Tonymaj, dont le nom figure depuis un moment en gris au fronton de l'édition, nous a adressé un petit cadeau: ce "Je me souviens" tout à fait d'actualité... et ciselé comme lui seul sait les concocter. Un grand merci à lui ! En espérant que de passager clandestin du navire, il ait bientôt envie de nous revenir en personne pour écrire ici même et de sa propre main !
A mi-chemin entre Amiens et Abbeville, de part et d’autre de la Somme, Bettencourt-Rivière (de diamants?) et Bettencourt-Saint-Ouen (l’aumône du bouclier fiscal?) sont symétriques. Petites communes que l’on devine discrètes et qui sont far away from Wœrth (comme on dit à Chantilly).
Car Wœrth (1820 habitants) est un ravissant chef-lieu de canton de l’arrondissement de Wissembourg, dans le département du Bas-Rhin (qui se trouve au Nord sur la carte d’Alsace, alors que le Haut-Rhin est au Sud, le Rhin coulant vers la Mer du Nord et pas vers les Alpes, comme nul ne devrait en ignorer).

©Site Web de Wœrth. D.R.
Vestiges romains, ruines féodales, mairie et musée du 6 août 1870 dans le château (XIVe siècle et Renaissance), belles maisons à colombages, le long de la calme Sauer. Nous sommes ici dans le paisible Parc naturel des Vosges du Nord.
Paisible, le 6 août 1870 le fut beaucoup moins. Ce jour-là (grosse Affäre!), le général Mac-Mahon qui a rassemblé 46000 hommes à Frœschwiller, juste à côté de Wœrth, est menacé d’encerclement par les 120000 combattants qu’aligne face aux Français le Prince héritier de Prusse. Décision désespérée, Mac-Mahon fait charger ses cuirassiers à cheval dont l’assaut héroïque restera, dernier exercice du genre en Europe, célèbre et vain...

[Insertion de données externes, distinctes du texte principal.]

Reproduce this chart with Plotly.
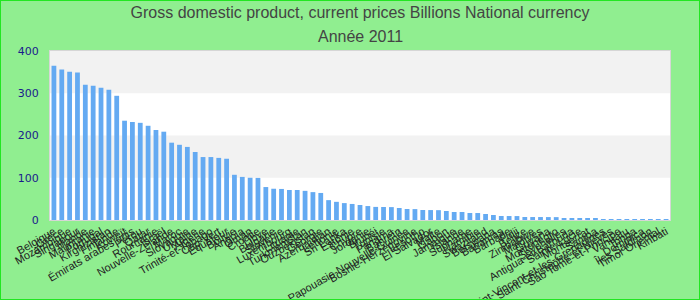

La Charge de Reichshoffen © Aimé Morot
Les Prussiens continuent d’avancer. En un seul jour, le carnage coûtera la vie à 20000 hommes, Allemands et Français réunis dans la sinistre comptabilité de la mort. La retraite française s’effectue vers Reichshoffen, patelin absolument pas concerné qui deviendra ainsi un haut-lieu de pacotille, seule la dépêche de Mac-Mahon qui annonçait la défaite à Paris étant partie de là. Wœrth et Frœschwiller passent à la trappe, sauf en Allemagne où la première est synonyme de victoire.
La guerre sera perdue ... et l’Alsace annexée au Reich pour près de cinquante ans.
On aura beau fredonner, en Alsace et en cachette: «Vive la France, merde la Prusse. D’Schwowe mehn vom Landl nüss!»** Il y a cent-quarante ans tout juste, alors que les Bettencourt se prélassaient encore dans leur somme, Wœrth, c’était déjà la cata...
** Les Boches doivent sortir du petit pays.